EXERCISE GOAL: All lines from the beginning of the listing through the line with "import pandas as pd" are to be copied word for word; the pictures are not.

GIVEN MATERIAL:

++++++++++

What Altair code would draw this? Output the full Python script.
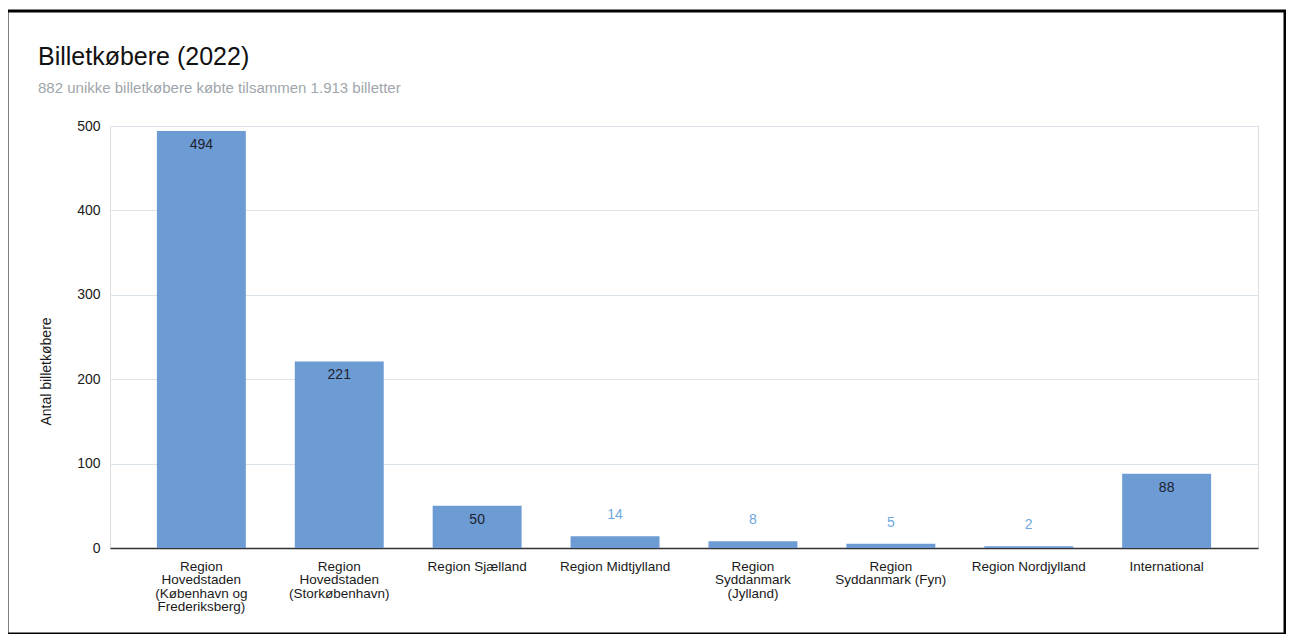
import altair as alt
import pandas as pd

categories = [
    "Region\nHovedstaden\n(København og\nFrederiksberg)",
    "Region\nHovedstaden\n(Storkøbenhavn)",
    "Region Sjælland",
    "Region Midtjylland",
    "Region\nSyddanmark\n(Jylland)",
    "Region\nSyddanmark (Fyn)",
    "Region Nordjylland",
    "International",
]
values = [494, 221, 50, 14, 8, 5, 2, 88]
y_ticks = [0, 100, 200, 300, 400, 500]
title_text = "Billetkøbere (2022)"
subtitle_text = "882 unikke billetkøbere købte tilsammen 1.913 billetter"

df = pd.DataFrame({"region": categories, "antal": values})

FONT = "Liberation Sans"
BAR = "#6d9bd4"

x_enc = alt.X(
    "region:N",
    sort=categories,
    scale=alt.Scale(paddingInner=0.355, paddingOuter=0.34),
    axis=alt.Axis(
        title=None,
        labelAngle=0,
        labelExpr="split(datum.value, '\\n')",
        labelFontSize=13.5,
        labelLineHeight=13.6,
        labelPadding=11,
        labelColor="#1a1a1a",
        labelFont=FONT,
        labelLimit=300,
        ticks=False,
        domainColor="#333",
        domainWidth=1.5,
        grid=False,
    ),
)
y_scale = alt.Scale(domain=[0, 500], nice=False)

base = alt.Chart(df)

bars = base.mark_bar(color=BAR).encode(
    x=x_enc,
    y=alt.Y(
        "antal:Q",
        scale=y_scale,
        axis=alt.Axis(
            title="Antal billetkøbere",
            titleFont=FONT,
            titleFontSize=14,
            titleFontWeight="normal",
            titleColor="#1a1a1a",
            titleX=-57,
            titleY=245,
            values=y_ticks,
            labelFont=FONT,
            labelFontSize=14,
            labelColor="#1a1a1a",
            labelPadding=10,
            ticks=False,
            domain=False,
            gridColor="#dde3ea",
        ),
    ),
)

inside = base.transform_filter("datum.antal >= 30").mark_text(
    font=FONT, fontSize=14, color="#1e2230", baseline="middle", dy=14
).encode(x=alt.X("region:N", sort=categories), y=alt.Y("antal:Q", scale=y_scale), text="antal:Q")

outside = base.transform_filter("datum.antal < 30").mark_text(
    font=FONT, fontSize=14, color="#6fa8e0", baseline="middle", dy=-21
).encode(x=alt.X("region:N", sort=categories), y=alt.Y("antal:Q", scale=y_scale), text="antal:Q")

one = alt.Data(values=[{"f": 1}])

frame = alt.Chart(one).mark_rect(
    filled=False, stroke="#000", strokeWidth=3
).encode(
    x=alt.value(-103), x2=alt.value(1175), y=alt.value(-115), y2=alt.value(508)
)

title = alt.Chart(one).mark_text(
    font=FONT, fontSize=25, color="#111", align="left", baseline="alphabetic"
).encode(x=alt.value(-72), y=alt.value(-61), text=alt.value(title_text))

subtitle = alt.Chart(one).mark_text(
    font=FONT, fontSize=15, color="#a0a6ab", align="left", baseline="alphabetic"
).encode(x=alt.value(-72), y=alt.value(-33), text=alt.value(subtitle_text))

chart = (
    alt.layer(bars, inside, outside, frame, title, subtitle)
    .properties(
        width=1148,
        height=422,
        autosize=alt.AutoSizeParams(type="none"),
        padding={"left": 102, "top": 118, "right": 28, "bottom": 86},
    )
    .configure_view(stroke=None)
    .configure(background="white")
)

chart.save("out.html", embed_options={"renderer": "svg", "actions": False})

++++++++++

ANSWER IN FULL:
What Altair code would draw this? Output the full Python script.
import altair as alt
import pandas as pd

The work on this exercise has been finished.